When I saw that there was a book about Austen and dragons, I thought it was just the thing that our Spanish speaking readers needed to read. Because somehow it´s something different to many fantasy JAFF novels and a story of Elizabeth saving the day and being recognized for it is awesome.
What challenges did you face in translating fantasy? I have to imagine the dragon elements were particulary tricky.
It was quite a challenge because it´s my first fantasy novel. Many of the dragon types do not have a direct translation, or if translated, the essence of the name is somewhat lost, as it happens with firedrake. In Spanish it is ‘dragon of fire’, but we agree that there is more than one fire-breathing dragon. So, the biggest issues were dragon types, the Blue Order vocabulary, and the dragon folk. Curiously, we have wyvern as a ‘guiverno’, but I decided not to use it. In Spanish it is common that the wyvern is simply called a dragon, when we know that there is a difference in the number of limbs.
Although in the translation of fantasy is common to invent names/words, or just translate it to the closest meaning, I decided to leave some words as they´re in English because I really like how they sound and their meaning.
What strategy did you use to overcome these hurdles?
I read the book a couple of times, asked the author, searched in dictionaries, took references from The Hobbit, Eragon and other dragon books, and made a lot of decisions. A big part when we are translating is to make choices of which word is better, if this or that translation has more meaning, if I need to add some explanation to some words which are unknown in the target language.
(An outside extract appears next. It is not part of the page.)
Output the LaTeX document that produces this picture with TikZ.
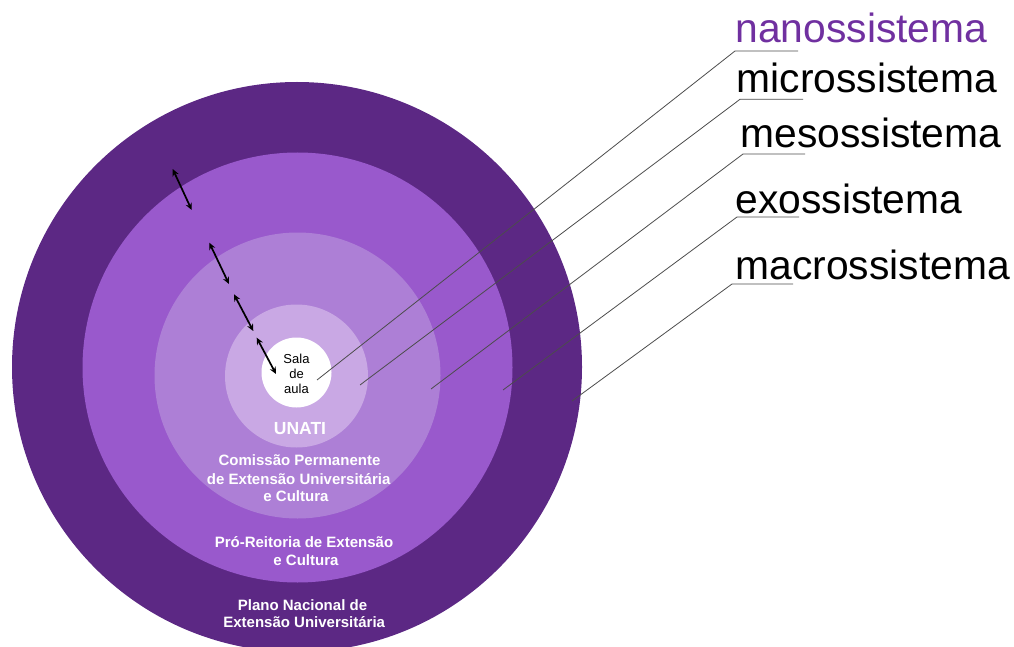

I´m a great fan of fantasy. I read Lord of the Rings -the three books- just a few months before the first movie came out. I had the pleasure of being invited by Abigail Reynolds to work with her and other authors on her weekly publication last year of Mr. Darcy and the Enchanted Library, and I really liked working with Pemberley, because it´s one of my favorite types of books.
What have you learned in the process?
That there are many times in which choosing the rights terms for fantasy can help for the imagination of the readers. That you learn new words, terms and translations every book. That each author, even in the same genre, like JAFF, have such different writing styles.
What are you hoping for in the future of your translation work?
I hope this project will open the doors for more translations, that maybe next year I won’t take too many works at the same time, and that I will have the opportunity to go to my first JASNA AGM in Denver and present a little bit of my work at the emporium.
Thanks for joining us today Cristy! I can’t wait for the release date of Pemberley, el dragón del señor Darcy!
You can find Cristy at Blog – Cris Translates
Facebook: @Cristranslates
Instagram: @Cristranslates89
Wonderful! Congratulations, Cris!
Thank you for this, Cristy. Having done a little translation myself, and knowing someone doing PhD work in machine translation, I really enjoyed seeing your take on the challenges of translating these books.